While acting mad themselves, the members of the crowd disavow their irrationality by enjoying it in the name of reason. Rather than providing the basis of their response to the madman, reason provides the crowd an alibi for the enjoyment of their own irrationality. Beyond a formal excuse, however, reason justifies their denial of this identification with a vengeance. Their rationality is affectively loaded. They spite the madman and belittle the problem he laments. In this way, the crowd demonstrates not only an identification with the madman, but furthermore the need to defend itself against this identification. The crowd works to sustain the authority of reason — immanently threatened by the appearance of the madman’s irrationality — through the indulgence in an irrational excess.
Rather than demonstrating distinct subjective attitudes towards a common objective fact, the madman and the crowd present different objective manifestations of a common subjective experience. They both know the displacement and dispossession articulated by the madman. What distinguishes the two are their distinct expressions of this experience: while the madman finds himself forced to admit the burden of his guilt for the death of God, and to persist in the contradiction of mourning for an object that never existed at the expense of his psychological coherence; the crowd find themselves compelled to deny any such burden, and to obscure the contradiction in their objective attitude. In order to sustain their psychological coherence, they require the madman to bear the burden of their irrationality. In this way, as he himself insists, the madman in Nietzsche’s parable embodies the madness — and so, the truth — in the constitution of the crowd itself.
What confirms this correspondence between the madman’s and the crowd’s anxiety can, to my mind, be discerned in the manner in which the crowd profits from their mimicking abuse of the madman. In it, they enjoy the satisfaction of what their rational objectivity otherwise denies them: the need for social solidarity. They are united by an affective social bond in their common identification with and hatred of the madman, while simultaneously disavowing the need for any such bond. They enjoy fraternity in their laughter, and allegiance to a common unspoken telos, despite their conscious dismissal of such prejudicial associations and speculative commitments.
Paradoxically, the telos they serve is the reiteration of the status quo — rational conformity as an end in itself. What justifies this obedience and the valuation that it entails is the spite that the crowd enjoys in their persecution of the madman: their common guilt in his sacrifice. By forcing the madman to bear the burden of their own need for teleological orientation, the crowd defends the “objectivity” of the rationalized world through an act of irrational violence.
Understood as a point of social criticism, the madman’s declaration of the death of God reveals the irrationality of the crowd in the authoritarianism of their treatment of him. In Nietzsche’s parable, the problem of authoritarianism appears not as an aberration or infelicity external to the rationality of the modern world, but rather as a danger intrinsic to its constitution. What the sacrifice of speculative teleology means for the crowd is obedience to the economic demands of the world as it happens to be. This is the tyranny they impose upon the madman, when denying his need to mown the death of God; while, at the same time — as the madman makes clear — it is the tyranny that they might be supposed to suffer, Rather than realizing the subject’s autonomy, the rationalization of the world has resulted in the subordination of humankind to a world of its own creation. By establishing the authority of reason in the world, modern man has lost the sense of his place in it.

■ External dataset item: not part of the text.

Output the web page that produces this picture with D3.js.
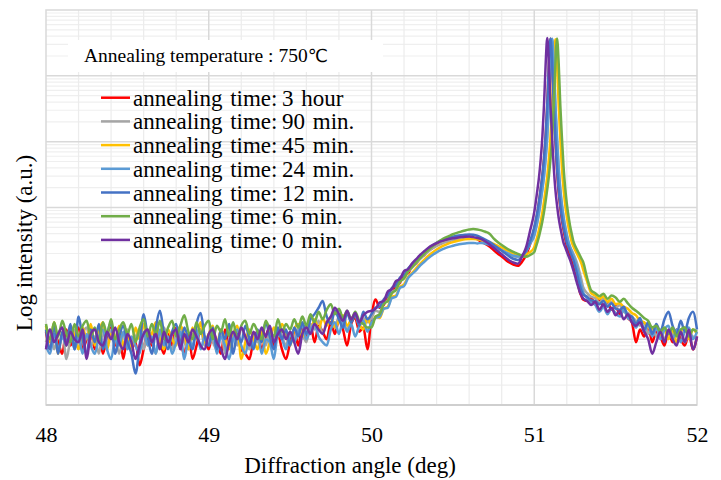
<!DOCTYPE html>
<html><head><meta charset="utf-8">
<script src="https://cdn.jsdelivr.net/npm/d3@7"></script>
<style>body{margin:0;background:#fff}svg{display:block}</style>
</head><body><svg id="chart" width="721" height="480"></svg>
<script>
// ---------- DATA ----------
const angles = [
48, 48.025, 48.05, 48.075, 48.1, 48.125, 48.15, 48.175, 48.2, 48.225,
48.25, 48.275, 48.3, 48.325, 48.35, 48.375, 48.4, 48.425, 48.45, 48.475,
48.5, 48.525, 48.55, 48.575, 48.6, 48.625, 48.65, 48.675, 48.7, 48.725,
48.75, 48.775, 48.8, 48.825, 48.85, 48.875, 48.9, 48.925, 48.95, 48.975,
49, 49.025, 49.05, 49.075, 49.1, 49.125, 49.15, 49.175, 49.2, 49.225,
49.25, 49.275, 49.3, 49.325, 49.35, 49.375, 49.4, 49.425, 49.45, 49.475,
49.5, 49.525, 49.55, 49.575, 49.6, 49.625, 49.65, 49.675, 49.7, 49.725,
49.75, 49.775, 49.8, 49.825, 49.85, 49.875, 49.9, 49.925, 49.95, 49.975,
50, 50.025, 50.05, 50.075, 50.1, 50.125, 50.15, 50.175, 50.2, 50.225,
50.25, 50.275, 50.3, 50.325, 50.35, 50.375, 50.4, 50.425, 50.45, 50.475,
50.5, 50.525, 50.55, 50.575, 50.6, 50.625, 50.65, 50.675, 50.7, 50.725,
50.75, 50.775, 50.8, 50.825, 50.85, 50.875, 50.9, 50.925, 50.95, 50.975,
51, 51.01, 51.02, 51.03, 51.04, 51.05, 51.06, 51.07, 51.08, 51.09,
51.1, 51.11, 51.12, 51.13, 51.14, 51.15, 51.16, 51.17, 51.18, 51.19,
51.2, 51.21, 51.22, 51.23, 51.24, 51.25, 51.26, 51.27, 51.28, 51.29,
51.3,
51.325, 51.35, 51.375, 51.4, 51.425, 51.45, 51.475, 51.5, 51.525, 51.55,
51.575, 51.6, 51.625, 51.65, 51.675, 51.7, 51.725, 51.75, 51.775, 51.8,
51.825, 51.85, 51.875, 51.9, 51.925, 51.95, 51.975, 52
];

const time3hour = [
13, 7, 12, 9, 6, 14, 8, 11, 15, 7,
10, 14, 7, 12, 6, 11, 15, 8, 12, 5,
11, 7, 9, 4, 7, 13, 8, 14, 9, 6,
12, 8, 15, 9, 6, 12, 5, 8, 14, 10,
7, 13, 9, 6, 14, 8, 11, 13, 7, 6,
5, 10, 13, 7, 11, 15, 8, 12, 7, 5,
9, 14, 8, 15, 11, 17, 9, 16, 13, 10,
18, 12, 20, 14, 8, 17, 21, 13, 15, 7,
22, 40, 30, 33, 45, 50, 64, 72, 95, 100,
130, 140, 175, 190, 225, 240, 270, 280, 305, 310,
330, 330, 350, 345, 355, 340, 330, 300, 280, 255,
225, 200, 180, 160, 145, 135, 130, 150, 190, 280,
470, 620, 850, 1250, 1900, 3000, 5500, 12000, 36000, 150000,
365000, 150000, 34000, 10500, 3700, 1700, 1000, 650, 460, 340,
260, 215, 180, 150, 125, 100, 85, 68, 52, 45,
40,
38, 42, 34, 40, 31, 36, 28, 32, 24, 29,
21, 18, 9, 14, 11, 16, 9, 13, 11, 8,
13, 9, 14, 10, 8, 12, 7, 11
];

const time90min = [
9, 14, 7, 12, 15, 5, 10, 14, 7, 12,
15, 8, 11, 6, 13, 8, 14, 11, 6, 12,
14, 8, 11, 13, 7, 14, 10, 6, 12, 15,
9, 7, 13, 15, 9, 7, 12, 10, 14, 8,
12, 9, 7, 14, 6, 10, 13, 8, 15, 10,
7, 12, 9, 14, 8, 13, 10, 15, 11, 8,
13, 10, 15, 12, 9, 17, 14, 19, 12, 18,
21, 15, 22, 17, 14, 20, 23, 16, 21, 18,
21, 27, 26, 35, 39, 52, 57, 76, 84, 106,
122, 142, 166, 190, 215, 240, 260, 280, 295, 310,
320, 330, 338, 342, 343, 340, 332, 318, 300, 282,
262, 242, 224, 206, 192, 182, 178, 185, 215, 285,
370, 470, 620, 850, 1250, 1900, 3000, 5500, 12000, 36000,
150000, 365000, 155000, 35000, 11000, 4000, 1900, 1100, 720, 510,
385, 300, 255, 225, 200, 175, 150, 125, 100, 80,
62,
50, 44, 42, 36, 41, 33, 37, 30, 33, 26,
25, 22, 19, 16, 18, 12, 15, 11, 14, 10,
13, 12, 9, 14, 9, 12, 11, 10
];

const time45min = [
16, 9, 18, 6, 13, 8, 16, 11, 7, 15,
10, 17, 8, 13, 18, 7, 12, 10, 16, 8,
13, 7, 15, 10, 17, 8, 12, 18, 10, 7,
14, 10, 8, 16, 12, 7, 15, 10, 18, 9,
12, 16, 8, 14, 10, 7, 12, 16, 5, 9,
14, 10, 7, 13, 6, 9, 15, 11, 17, 12,
8, 14, 17, 11, 16, 13, 20, 14, 21, 16,
22, 15, 19, 23, 16, 20, 24, 17, 14, 21,
16, 22, 21, 29, 31, 44, 46, 62, 68, 88,
102, 120, 140, 162, 185, 208, 230, 250, 268, 285,
298, 310, 320, 328, 332, 332, 328, 320, 308, 295,
280, 262, 245, 228, 212, 200, 192, 188, 195, 210,
250, 300, 370, 470, 620, 850, 1250, 1900, 3000, 5500,
12000, 36000, 150000, 360000, 155000, 36000, 11200, 4000, 1900, 1100,
720, 510, 385, 300, 257, 229, 204, 182, 162, 140,
115,
75, 50, 46, 41, 45, 37, 41, 34, 35, 31,
29, 25, 23, 19, 18, 15, 14, 16, 11, 14,
10, 14, 9, 13, 15, 10, 14, 12
];

const time24min = [
8, 6, 12, 7, 11, 8, 14, 7, 11, 6,
12, 8, 6, 11, 14, 7, 5, 10, 8, 13,
7, 11, 8, 6, 13, 8, 11, 6, 14, 8,
11, 6, 9, 13, 5, 10, 8, 14, 7, 11,
8, 13, 6, 11, 8, 5, 10, 14, 8, 6,
11, 8, 13, 6, 10, 9, 5, 12, 10, 7,
12, 9, 13, 16, 10, 14, 17, 11, 9, 8,
14, 18, 12, 19, 13, 17, 11, 16, 19, 13,
18, 21, 22, 29, 30, 42, 44, 60, 64, 85,
98, 112, 132, 150, 170, 190, 208, 225, 240, 252,
262, 272, 280, 285, 288, 290, 285, 290, 282, 272,
258, 242, 225, 208, 195, 185, 180, 190, 215, 285,
380, 480, 630, 860, 1260, 1900, 3000, 5500, 12000, 36000,
150000, 365000, 158000, 36000, 11200, 4000, 1900, 1100, 720, 510,
385, 300, 250, 215, 185, 160, 130, 105, 82, 64,
52,
42, 36, 33, 26, 31, 24, 29, 25, 22, 28,
21, 19, 15, 19, 13, 17, 11, 15, 10, 14,
16, 10, 14, 9, 13, 15, 10, 13
];

const time12min = [
14, 7, 16, 6, 13, 9, 17, 7, 22, 10,
6, 14, 9, 17, 7, 12, 18, 6, 11, 16,
9, 6, 3, 8, 24, 11, 6, 15, 27, 12,
7, 13, 17, 8, 15, 10, 7, 17, 25, 11,
8, 15, 7, 14, 10, 17, 6, 12, 9, 16,
10, 7, 14, 9, 18, 11, 7, 15, 10, 14,
8, 15, 11, 18, 12, 20, 24, 30, 38, 22,
17, 27, 20, 15, 25, 18, 24, 16, 26, 20,
24, 30, 31, 40, 46, 60, 66, 86, 94, 118,
138, 158, 185, 210, 240, 265, 290, 310, 330, 345,
360, 372, 380, 385, 390, 385, 372, 350, 325, 300,
272, 245, 220, 198, 178, 165, 160, 180, 220, 310,
500, 650, 880, 1280, 1950, 3100, 5600, 12500, 37000, 152000,
370000, 156000, 35500, 11000, 4000, 1850, 1080, 700, 500, 375,
290, 250, 215, 185, 160, 130, 105, 82, 65, 54,
48,
44, 39, 38, 34, 38, 31, 35, 29, 28, 31,
23, 22, 17, 21, 14, 18, 12, 17, 13, 20,
26, 16, 12, 19, 13, 21, 26, 14
];

const time6min = [
17, 10, 18, 11, 19, 12, 9, 17, 11, 16,
19, 11, 15, 9, 18, 12, 20, 10, 14, 18,
12, 17, 9, 15, 20, 11, 17, 12, 19, 10,
15, 19, 11, 16, 23, 13, 10, 18, 12, 16,
19, 10, 16, 13, 20, 11, 18, 10, 16, 19,
12, 17, 13, 10, 19, 14, 11, 20, 13, 17,
14, 20, 15, 22, 16, 24, 18, 26, 20, 28,
34, 24, 29, 21, 27, 20, 26, 19, 17, 15,
15, 22, 24, 34, 38, 50, 56, 75, 84, 108,
125, 148, 172, 200, 228, 258, 290, 318, 345, 368,
392, 412, 430, 448, 462, 470, 465, 450, 428, 400,
340, 300, 270, 245, 225, 210, 198, 186, 178, 190,
210, 250, 300, 370, 470, 620, 850, 1250, 1900, 3000,
5500, 12000, 36000, 150000, 370000, 158000, 36000, 11500, 4200, 2000,
1150, 750, 530, 400, 310, 265, 235, 210, 188, 168,
150,
85, 55, 50, 45, 49, 41, 46, 43, 37, 41,
35, 30, 27, 24, 21, 19, 15, 16, 13, 15,
12, 15, 11, 14, 15, 11, 14, 13
];

const time0min = [
7, 14, 9, 12, 15, 8, 13, 10, 9, 14,
5, 12, 14, 9, 8, 13, 10, 15, 9, 7,
12, 9, 5, 8, 12, 14, 9, 12, 7, 13,
9, 12, 14, 7, 12, 9, 14, 11, 8, 7,
12, 14, 9, 7, 5, 9, 13, 10, 15, 11,
8, 13, 10, 15, 11, 16, 9, 12, 14, 10,
13, 9, 6, 12, 15, 12, 17, 14, 12, 18,
22, 30, 24, 19, 27, 20, 25, 18, 23, 26,
27, 29, 36, 38, 53, 58, 76, 82, 108, 116,
142, 165, 192, 218, 245, 268, 288, 305, 320, 332,
340, 348, 355, 360, 362, 355, 345, 330, 305, 275,
245, 218, 195, 172, 155, 145, 140, 180, 250, 450,
850, 1250, 1900, 3000, 5500, 12000, 36000, 150000, 375000, 155000,
35000, 11000, 4000, 1850, 1080, 700, 500, 375, 290, 250,
215, 185, 160, 135, 112, 92, 75, 62, 52, 46,
42,
38, 33, 37, 28, 34, 26, 30, 23, 27, 20,
24, 18, 16, 18, 13, 10, 6, 9, 13, 9,
14, 10, 8, 13, 9, 14, 7, 11
];

const seriesLabels = ["3 hour", "90 min.", "45 min.", "24 min.", "12 min.", "6 min.", "0 min."];
const seriesColors = ["#FF0000", "#A5A5A5", "#FFC000", "#5B9BD5", "#4472C4", "#70AD47", "#7030A0"];
const seriesValues = [time3hour, time90min, time45min, time24min, time12min, time6min, time0min];
const xTickLabels = [48, 49, 50, 51, 52];
const titleText = "Annealing temperature : 750";
const xTitle = "Diffraction angle (deg)";
const yTitle = "Log intensity (a.u.)";

// ---------- CHART ----------
seriesValues.forEach((s, i) => { if (s.length !== angles.length) throw new Error("series " + i + " length " + s.length + " vs " + angles.length); });

const svg = d3.select("#chart");
const L = 46, R = 697, T = 10, B = 405;
const serif = "'Liberation Serif','Times New Roman',serif";
const x = d3.scaleLinear().domain([48, 52]).range([L, R]);
const y = d3.scaleLog().domain([1, 1e6]).range([B, T]);

const grid = svg.append("g");
const minorY = [];
for (let d = 0; d < 6; d++) for (let k = 2; k <= 9; k++) minorY.push(k * Math.pow(10, d));
grid.selectAll(".my").data(minorY).join("line")
  .attr("x1", L).attr("x2", R).attr("y1", d => y(d)).attr("y2", d => y(d))
  .attr("stroke", "#efefef").attr("stroke-width", 1.2);
const minorX = x.ticks(20).filter(v => !xTickLabels.includes(v));
grid.selectAll(".mx").data(minorX).join("line")
  .attr("x1", d => x(d)).attr("x2", d => x(d)).attr("y1", T).attr("y2", B)
  .attr("stroke", "#ececec").attr("stroke-width", 1.2);
const majorY = [10, 100, 1000, 10000, 100000];
grid.selectAll(".My").data(majorY).join("line")
  .attr("x1", L).attr("x2", R).attr("y1", d => y(d)).attr("y2", d => y(d))
  .attr("stroke", "#d9d9d9").attr("stroke-width", 1.5);
grid.selectAll(".Mx").data(xTickLabels.slice(1, -1)).join("line")
  .attr("x1", d => x(d)).attr("x2", d => x(d)).attr("y1", T).attr("y2", B)
  .attr("stroke", "#d9d9d9").attr("stroke-width", 1.5);
grid.append("rect").attr("x", L).attr("y", T).attr("width", R - L).attr("height", B - T)
  .attr("fill", "none").attr("stroke", "#d9d9d9").attr("stroke-width", 1.5);
grid.append("line").attr("x1", L).attr("x2", R).attr("y1", B).attr("y2", B)
  .attr("stroke", "#cfcfcf").attr("stroke-width", 2);

// title box
svg.append("rect").attr("x", 68).attr("y", 40).attr("width", 315).attr("height", 32).attr("fill", "#fff");
const tt = svg.append("text").attr("x", 84).attr("y", 62)
  .attr("font-family", serif).attr("font-size", 19.5).attr("fill", "#000");
tt.append("tspan").text(titleText);
tt.append("tspan").attr("font-family", "'DejaVu Sans',sans-serif").attr("font-size", 18).text("\u2103");

// series
const line = d3.line().x((d, i) => x(angles[i])).y(d => y(d)).curve(d3.curveMonotoneX);
svg.append("g").selectAll("path").data(seriesValues).join("path")
  .attr("d", d => line(d)).attr("fill", "none")
  .attr("stroke", (d, i) => seriesColors[i]).attr("stroke-width", 2.5)
  .attr("stroke-linejoin", "round");

// x axis
const xAxis = svg.append("g").attr("transform", `translate(0,${B})`)
  .call(d3.axisBottom(x).tickValues(xTickLabels).tickSize(0).tickFormat(d3.format("d")));
xAxis.select(".domain").remove();
xAxis.selectAll("text").attr("y", 37).attr("dy", 0)
  .attr("font-family", serif).attr("font-size", 22).attr("fill", "#000");

// axis titles
svg.append("text").attr("x", 350).attr("y", 473).attr("text-anchor", "middle")
  .attr("font-family", serif).attr("font-size", 23).attr("fill", "#000").text(xTitle);
svg.append("text").attr("transform", "translate(32,243) rotate(-90)").attr("text-anchor", "middle")
  .attr("font-family", serif).attr("font-size", 23).attr("fill", "#000").text(yTitle);

// legend
const lg = svg.append("g");
seriesLabels.forEach((lab, i) => {
  const cy = 97.7 + i * 23.7;
  lg.append("line").attr("x1", 101).attr("x2", 130).attr("y1", cy).attr("y2", cy)
    .attr("stroke", seriesColors[i]).attr("stroke-width", 2.5);
  lg.append("text").attr("x", 133).attr("y", cy + 8)
    .attr("font-family", serif).attr("font-size", 23).attr("fill", "#000")
    .attr("word-spacing", 2)
    .text("annealing time:\u2009" + lab);
});
</script></body></html>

The world rather stands over and against him as a cruel and arbitrary master. Rather than determining his relationship to the world, the individual is left to perform isolated and arbitrary functions, negotiating a set of predetermined variables without any apparent relationship to a totalizing end or qualitative goal. In the modern world, the individual finds himself and his social life shattered by the accomplishment of reason itself. This fragmentation, in fact, defines what it means to be an individual in modern society, i.e. as part of the crowd. In the crowd, the enlightened bourgeoisie stand together in isolation. They are — as the madman deplores — mutually displaced as instruments of rationalized processes, concerning which they make no evaluative judgment and have no ultimate understanding. While preserving the aura of self-assurance, the crowd suffers an immanent dissolution through the very rational processes they obey.
They are systematically divided, and suffer this division not as a merely mathematical matter, but rather as the traumatic loss of their sense of belonging in the world. According to the madman, every member of the crowd suffers by the violence sustaining the apparent objectivity of the modern world. Paradoxically, he argues that it defines them as such. They are mutually displaced from a world in which they find their lives determined by forces beyond their control. In their fragmentation, they suffer about authoritarianism implicit in the rationalization of the modern world. This authoritarianism irrupts explicitly in violence when the problem of nihilism appears undeniable, and the need for teleology reveals itself in spite of the objectivity of the modern world. In this moment, what the enlightened crowd attempts to deny by holding apart, reveals itself in its dialectical identity.
In Nietzsche’s parable, the madman in the crowd thus reveals as his doppelganger the so-called “madmen,” who – in the history of the twentieth-century – have been sustained by the irrationality of crowds as authoritarian demagogues, in spite of the rationalization of the modern world. The identity between the two is defined by the moment of violence in which the madman is cast out from the crowd. This violence (along with the problem of God’s death itself) is reiterated when, at the end of the parable, the madman is thrown out of the church (which he describes as God’s sepulcher). In this moment, which unifies the parable as a whole, the madman suffers, and in his suffering, embodies the social breakdown implicit in the constitution of modern society.
References: (1) Nietzsche, Friedrich. The Gay Science with a Prelude in Rhymes and an Appendix of Songs. Translated by Walter Kauffmann. Vintage Books New York, 1974, P. 181. (2) ibid., p.181. (3) ibid,, p. 181. (4) ibid., p.182.